*Work required*.
Repeat every line of the listing below exactly, minus the pictures.

*Data shown*.
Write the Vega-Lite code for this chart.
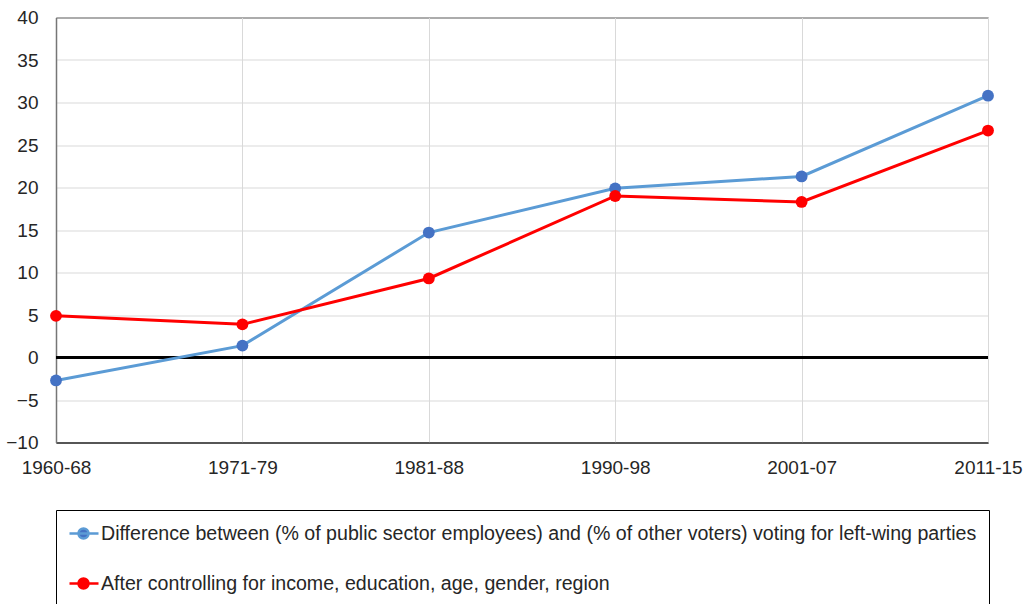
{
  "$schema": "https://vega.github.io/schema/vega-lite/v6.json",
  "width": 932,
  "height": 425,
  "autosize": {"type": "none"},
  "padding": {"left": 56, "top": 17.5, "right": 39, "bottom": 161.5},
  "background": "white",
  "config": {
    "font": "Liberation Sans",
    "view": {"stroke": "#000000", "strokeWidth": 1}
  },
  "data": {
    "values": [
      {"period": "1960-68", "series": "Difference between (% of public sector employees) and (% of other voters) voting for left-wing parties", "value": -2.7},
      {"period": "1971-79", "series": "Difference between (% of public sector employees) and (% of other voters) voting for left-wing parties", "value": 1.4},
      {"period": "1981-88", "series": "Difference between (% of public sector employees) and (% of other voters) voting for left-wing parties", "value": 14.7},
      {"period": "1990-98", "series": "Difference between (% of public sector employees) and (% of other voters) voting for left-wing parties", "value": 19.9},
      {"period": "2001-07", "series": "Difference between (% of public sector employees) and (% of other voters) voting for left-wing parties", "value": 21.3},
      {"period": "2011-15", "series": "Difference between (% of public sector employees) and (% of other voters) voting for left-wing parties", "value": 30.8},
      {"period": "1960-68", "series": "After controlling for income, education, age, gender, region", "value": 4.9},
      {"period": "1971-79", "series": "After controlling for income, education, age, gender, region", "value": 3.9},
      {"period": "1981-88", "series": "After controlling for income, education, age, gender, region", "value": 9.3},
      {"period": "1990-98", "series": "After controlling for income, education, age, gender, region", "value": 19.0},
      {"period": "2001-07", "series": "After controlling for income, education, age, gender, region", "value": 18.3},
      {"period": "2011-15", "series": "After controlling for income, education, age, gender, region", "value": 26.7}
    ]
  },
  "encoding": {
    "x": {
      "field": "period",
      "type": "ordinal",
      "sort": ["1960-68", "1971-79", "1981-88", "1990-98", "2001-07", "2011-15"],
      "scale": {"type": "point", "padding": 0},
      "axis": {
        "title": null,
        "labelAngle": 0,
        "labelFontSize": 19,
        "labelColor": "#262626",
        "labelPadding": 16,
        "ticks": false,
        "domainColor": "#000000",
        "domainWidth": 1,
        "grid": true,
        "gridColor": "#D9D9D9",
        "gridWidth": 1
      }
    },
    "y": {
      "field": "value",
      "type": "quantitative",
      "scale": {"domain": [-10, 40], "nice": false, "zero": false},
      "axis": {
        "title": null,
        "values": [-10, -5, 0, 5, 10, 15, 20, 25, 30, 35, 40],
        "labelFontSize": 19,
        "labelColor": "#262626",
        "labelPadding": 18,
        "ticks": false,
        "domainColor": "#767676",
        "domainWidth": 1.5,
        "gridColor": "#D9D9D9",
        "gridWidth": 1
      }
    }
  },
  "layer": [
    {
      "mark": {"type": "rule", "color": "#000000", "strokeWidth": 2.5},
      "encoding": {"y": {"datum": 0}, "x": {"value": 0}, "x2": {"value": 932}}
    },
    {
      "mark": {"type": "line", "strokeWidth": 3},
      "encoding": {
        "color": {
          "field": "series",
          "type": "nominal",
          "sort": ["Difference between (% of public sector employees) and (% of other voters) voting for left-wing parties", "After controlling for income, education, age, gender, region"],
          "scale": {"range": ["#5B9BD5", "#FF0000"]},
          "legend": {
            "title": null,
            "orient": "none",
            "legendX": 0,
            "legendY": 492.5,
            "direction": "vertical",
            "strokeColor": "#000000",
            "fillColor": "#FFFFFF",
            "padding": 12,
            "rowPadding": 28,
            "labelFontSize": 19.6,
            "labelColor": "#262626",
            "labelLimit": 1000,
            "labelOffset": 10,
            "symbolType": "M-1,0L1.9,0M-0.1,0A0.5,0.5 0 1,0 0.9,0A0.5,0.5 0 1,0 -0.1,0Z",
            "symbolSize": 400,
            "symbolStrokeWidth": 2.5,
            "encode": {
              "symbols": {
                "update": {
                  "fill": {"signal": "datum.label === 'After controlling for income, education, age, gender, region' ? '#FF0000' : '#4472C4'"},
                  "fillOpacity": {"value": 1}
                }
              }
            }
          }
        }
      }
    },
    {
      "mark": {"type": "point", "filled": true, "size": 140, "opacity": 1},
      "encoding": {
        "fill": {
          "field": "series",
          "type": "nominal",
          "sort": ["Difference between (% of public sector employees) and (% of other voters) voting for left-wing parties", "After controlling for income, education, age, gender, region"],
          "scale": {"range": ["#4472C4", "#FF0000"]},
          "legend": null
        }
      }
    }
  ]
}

*Output for this task*.
Write the Vega-Lite code for this chart.
{
  "$schema": "https://vega.github.io/schema/vega-lite/v6.json",
  "width": 932,
  "height": 425,
  "autosize": {"type": "none"},
  "padding": {"left": 56, "top": 17.5, "right": 39, "bottom": 161.5},
  "background": "white",
  "config": {
    "font": "Liberation Sans",
    "view": {"stroke": "#000000", "strokeWidth": 1}
  },
  "data": {
    "values": [
      {"period": "1960-68", "series": "Difference between (% of public sector employees) and (% of other voters) voting for left-wing parties", "value": -2.7},
      {"period": "1971-79", "series": "Difference between (% of public sector employees) and (% of other voters) voting for left-wing parties", "value": 1.4},
      {"period": "1981-88", "series": "Difference between (% of public sector employees) and (% of other voters) voting for left-wing parties", "value": 14.7},
      {"period": "1990-98", "series": "Difference between (% of public sector employees) and (% of other voters) voting for left-wing parties", "value": 19.9},
      {"period": "2001-07", "series": "Difference between (% of public sector employees) and (% of other voters) voting for left-wing parties", "value": 21.3},
      {"period": "2011-15", "series": "Difference between (% of public sector employees) and (% of other voters) voting for left-wing parties", "value": 30.8},
      {"period": "1960-68", "series": "After controlling for income, education, age, gender, region", "value": 4.9},
      {"period": "1971-79", "series": "After controlling for income, education, age, gender, region", "value": 3.9},
      {"period": "1981-88", "series": "After controlling for income, education, age, gender, region", "value": 9.3},
      {"period": "1990-98", "series": "After controlling for income, education, age, gender, region", "value": 19.0},
      {"period": "2001-07", "series": "After controlling for income, education, age, gender, region", "value": 18.3},
      {"period": "2011-15", "series": "After controlling for income, education, age, gender, region", "value": 26.7}
    ]
  },
  "encoding": {
    "x": {
      "field": "period",
      "type": "ordinal",
      "sort": ["1960-68", "1971-79", "1981-88", "1990-98", "2001-07", "2011-15"],
      "scale": {"type": "point", "padding": 0},
      "axis": {
        "title": null,
        "labelAngle": 0,
        "labelFontSize": 19,
        "labelColor": "#262626",
        "labelPadding": 16,
        "ticks": false,
        "domainColor": "#000000",
        "domainWidth": 1,
        "grid": true,
        "gridColor": "#D9D9D9",
        "gridWidth": 1
      }
    },
    "y": {
      "field": "value",
      "type": "quantitative",
      "scale": {"domain": [-10, 40], "nice": false, "zero": false},
      "axis": {
        "title": null,
        "values": [-10, -5, 0, 5, 10, 15, 20, 25, 30, 35, 40],
        "labelFontSize": 19,
        "labelColor": "#262626",
        "labelPadding": 18,
        "ticks": false,
        "domainColor": "#767676",
        "domainWidth": 1.5,
        "gridColor": "#D9D9D9",
        "gridWidth": 1
      }
    }
  },
  "layer": [
    {
      "mark": {"type": "rule", "color": "#000000", "strokeWidth": 2.5},
      "encoding": {"y": {"datum": 0}, "x": {"value": 0}, "x2": {"value": 932}}
    },
    {
      "mark": {"type": "line", "strokeWidth": 3},
      "encoding": {
        "color": {
          "field": "series",
          "type": "nominal",
          "sort": ["Difference between (% of public sector employees) and (% of other voters) voting for left-wing parties", "After controlling for income, education, age, gender, region"],
          "scale": {"range": ["#5B9BD5", "#FF0000"]},
          "legend": {
            "title": null,
            "orient": "none",
            "legendX": 0,
            "legendY": 492.5,
            "direction": "vertical",
            "strokeColor": "#000000",
            "fillColor": "#FFFFFF",
            "padding": 12,
            "rowPadding": 28,
            "labelFontSize": 19.6,
            "labelColor": "#262626",
            "labelLimit": 1000,
            "labelOffset": 10,
            "symbolType": "M-1,0L1.9,0M-0.1,0A0.5,0.5 0 1,0 0.9,0A0.5,0.5 0 1,0 -0.1,0Z",
            "symbolSize": 400,
            "symbolStrokeWidth": 2.5,
            "encode": {
              "symbols": {
                "update": {
                  "fill": {"signal": "datum.label === 'After controlling for income, education, age, gender, region' ? '#FF0000' : '#4472C4'"},
                  "fillOpacity": {"value": 1}
                }
              }
            }
          }
        }
      }
    },
    {
      "mark": {"type": "point", "filled": true, "size": 140, "opacity": 1},
      "encoding": {
        "fill": {
          "field": "series",
          "type": "nominal",
          "sort": ["Difference between (% of public sector employees) and (% of other voters) voting for left-wing parties", "After controlling for income, education, age, gender, region"],
          "scale": {"range": ["#4472C4", "#FF0000"]},
          "legend": null
        }
      }
    }
  ]
}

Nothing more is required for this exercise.